El mecanismo para generar estos avatares digitales ha sido una revolución en la industria publicitaria. Con solo medio día de grabación frente a una pantalla verde y un teleprompter, la inteligencia artificial puede capturar una amplia gama de expresiones, movimientos y tonos de voz para luego reproducirlos en múltiples contextos con guiones elaborados por clientes. Esta tecnología es atractiva para marcas que buscan rapidez, costos reducidos y flexibilidad inédita en la creación de videos. Sin embargo, actores como Connor Yeates, que firmó un contrato a tres años con Synthesia, plataforma líder en la creación de avatares, descubrieron que su imagen fue usada para promover propaganda política, incluyendo apoyo a figuras controvertidas como Ibrahim Traore, presidente de Burkina Faso tras un golpe de estado. Estas situaciones revelan el vacío regulatorio y la falta de supervisión eficaz sobre el uso de semejanzas digitales, lo que convierte a los creadores en vulnerables a usos no deseados o incluso dañinos.
Las plataformas suelen imponer restricciones leves, prohibiendo usos explícitos como pornografía, alcohol o tabaco, pero dejan abiertos muchos otros escenarios dudosos. Además, la rápida evolución tecnológica supera la capacidad de los sistemas legales para adaptarse y sancionar prácticas abusivas. Los abogados especializados alertan que los contratos con términos perpetuos, irrevocables y mundiales son particularmente problemáticos, ya que privan al individuo de controlar o revertir el uso que se haga de su imagen. Desde un punto de vista ético, cabe cuestionar el precio de convertirse en una «cara digital» en un mundo donde la realidad y la ficción se entremezclan con cada vez mayor intensidad. Los protagonistas pueden ser digitalmente inmortalizados para mensajes que no respaldan, o peor aún, usados para difundir desinformación, estafas o propaganda política polarizadora.

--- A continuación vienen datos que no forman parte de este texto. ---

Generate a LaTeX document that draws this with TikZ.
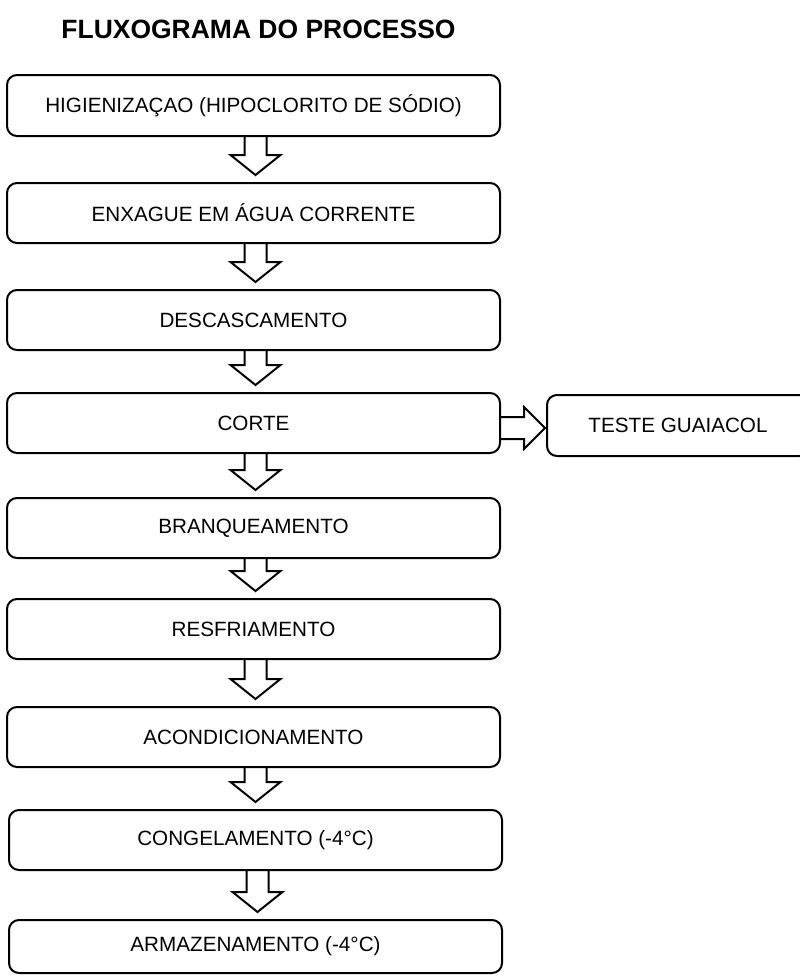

Esto impacta no solo su reputación profesional, sino también su vida personal al perder el control sobre cómo se comunica su identidad. Desde la óptica de la industria, las ventajas son claras: reducción significativa de costos de producción, mayor seguridad ante interrupciones logísticas y la capacidad de llegar a audiencias globales de forma instantánea. Sin embargo, el costo humano y legal aún no se ha tomado suficientemente en cuenta. La falta de transparencia y asesoría adecuada al firmar contratos deja a muchas personas en una posición desventajosa. ¿Qué pueden hacer los creadores para protegerse? La clave reside en entender plenamente las implicaciones de los contratos, exigir cláusulas claras que limiten el uso y la duración de las licencias, y preferir plataformas que implementen filtros estrictos para los contenidos generados.
También es fundamental elevar la conciencia pública y exigir marcos regulatorios que reconozcan los derechos digitales de las personas con respecto a su imagen y voz. En paralelo, los consumidores tienen un rol que desempeñar al cuestionar la autenticidad y procedencia de los contenidos que consumen. La difusión masiva de avatares digitales en publicidad y política sin regulación conduce a la erosión de la confianza pública y puede abrir la puerta a manipulaciones masivas. La historia de quienes vendieron su imagen a plataformas de inteligencia artificial y terminaron arrepintiéndose es una llamada de atención sobre la importancia de avanzar con cautela en la adopción de tecnologías disruptivas. El futuro de la digitalización de la identidad humana requiere un equilibrio entre innovación, ética y protección legal para evitar que el progreso se convierta en una trampa para quienes, en busca de oportunidades, terminan siendo explotados o mal representados.
La transformación digital no debe ocurrir a costa del respeto a los derechos individuales ni de la seguridad personal. Por eso, en este panorama en constante cambio, es vital que tanto creadores como consumidores, legisladores y empresas trabajen juntos para establecer normas claras, transparentes y justas que garanticen el uso responsable y respetuoso de las innovaciones tecnológicas relacionadas con la imagen humana. Solo así será posible aprovechar el potencial de la inteligencia artificial sin sacrificar la dignidad ni la confianza en el entorno digital del mañana.